South Africa plans own satellite
June 9, 2022
By Colin Mann
South Africa is ready to launch its own satellite to enhance the reach of broadband connectivity in the country, according to Khumbudzo Ntshavheni, Minster of Communications and Digital Technologies.
Speaking at the World Telecommunication Development Conference 2022 in a Partner to Connect session, she told delegates that South Africa was implementing a Broadband Connectivity drive through a programme called South Africa (SA) Connect, whose goal of is to ensure that all South Africans have access to the Internet by 2024.
Four initiatives drive the programme, she advised.
“One: The Social Obligations linked to the successful auction of the spectrum which did not only raise U$ 1 billion for our national fiscus but the mobile operators will spend not less than R17 billion (equivalent to 1.3 billion US dollars) to connect all public schools, health facilities, public libraries, government service centres and traditional authorities by end June 2025,” she stated.
“Two: Connecting Government by ensuring that outstanding government sites are connected by end March 2024, this target is critical for our programme to digitalise government. The digitalisation programme aims to have 80 per cent of our citizen-facing services to be online by 2025, with government planning to go paperless by end March 2023,” she reported.

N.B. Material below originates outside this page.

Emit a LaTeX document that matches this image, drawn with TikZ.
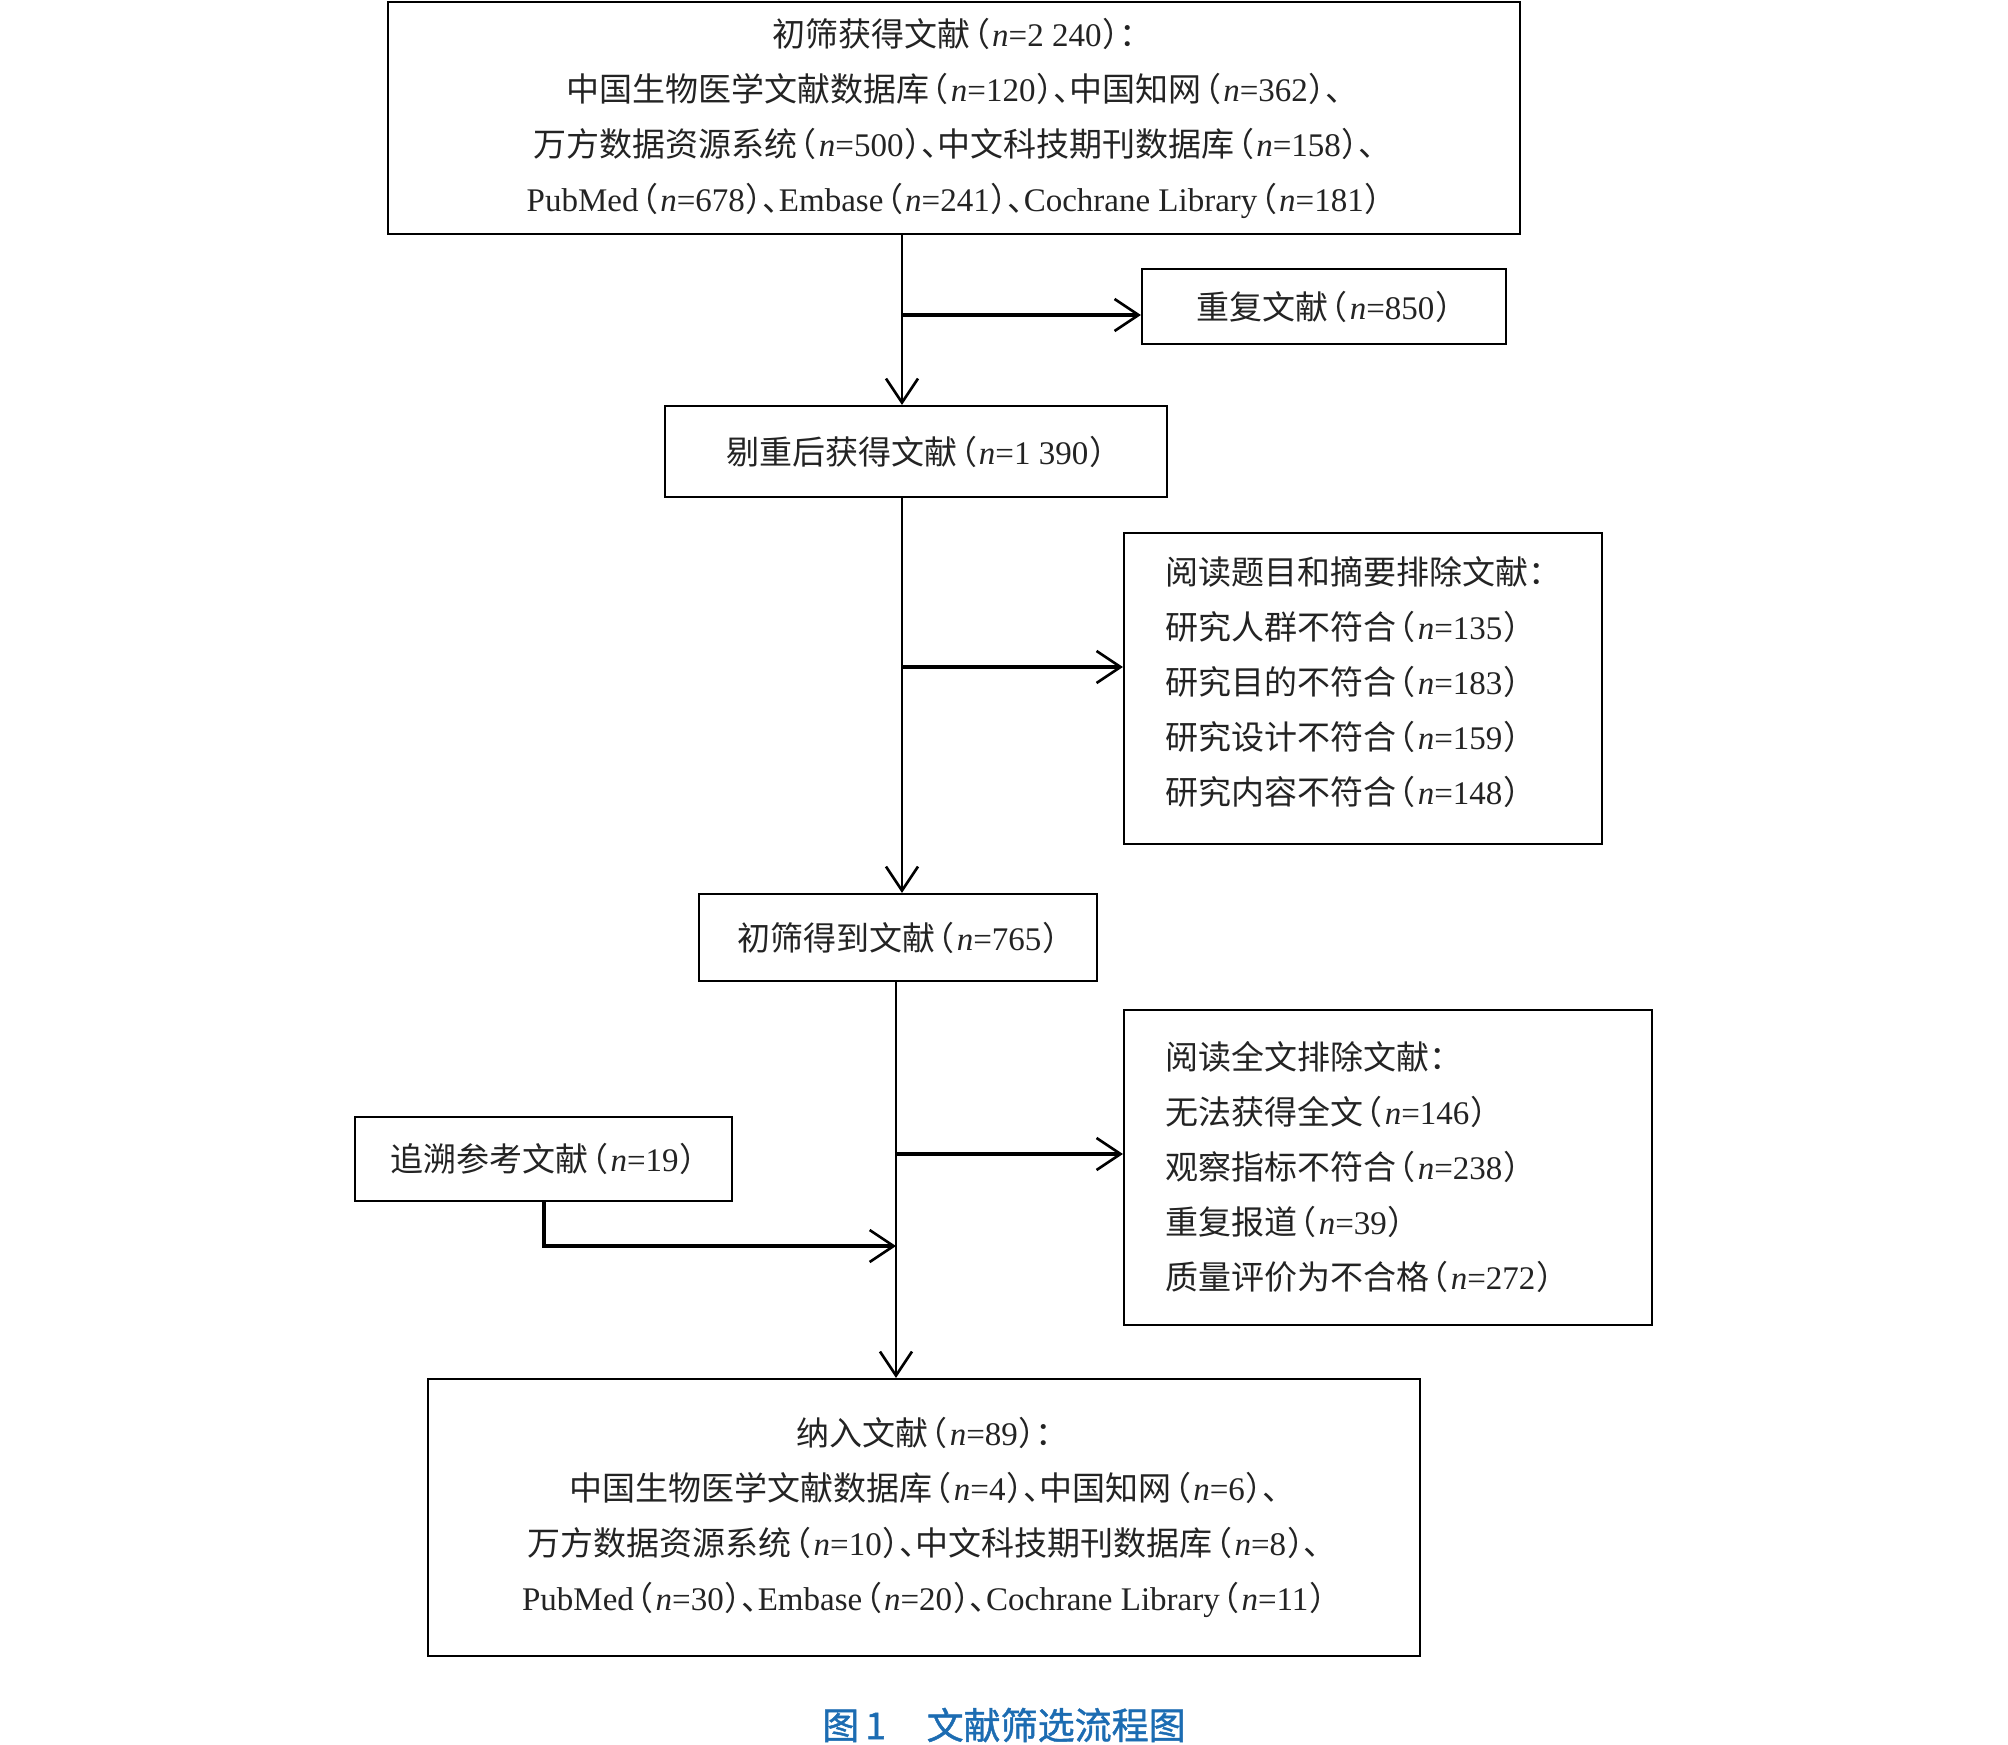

“Three: Connecting Communities by connecting over 33,000 community Wi-Fi hotspots that will provide Internet service to more than 5.8 million households. With the rapid growth of Wi-Fi in complementing and off-loading mobile data traffic from fixed broadband, there is a growing need for the ITU to consider more protection of spectrum use for Wi-Fi services, including possible licensing of Wi-fi spectrum. The broadband connectivity programme will be implemented through emerging and Small and Medium Enterprises such as Internet service providers, wireless access providers and mobile virtual network operators. Our intention is to create a new technology industry. For this programme, the South African government will invest over US$161 million (R2.5 billion) over a 36 months period,” she confirmed.
“Four: Satellite for communication services to enhance the reach of our broadband connectivity, South Africa is now ready to launch its own satellite. The satellite will address both media and broadband connectivity objectives and will entrench our technology and data sovereignty,” she asserted.
According to Ntshavheni, the SA Connect programme will be complemented by a robust programme to modernise the nation’s networks in partnership with industry, which entails the full deployment of 4G and 5G networks by 2025. “To enable this, we will shut down 2G and 3G networks over the same period and this financial year, we will commence with the prohibition of the importation and distribution in South Africa of 2G devices,” she advised.
In conclusion, she said the most fundamental requirement for a digital world is access to broadband connectivity by all, irrespective of geographic location and economic standing. “South Africa is fully committed to this, and it is for this reason that we seek your support for the re-election to the ITU Council and the Radio Regulatory Board.”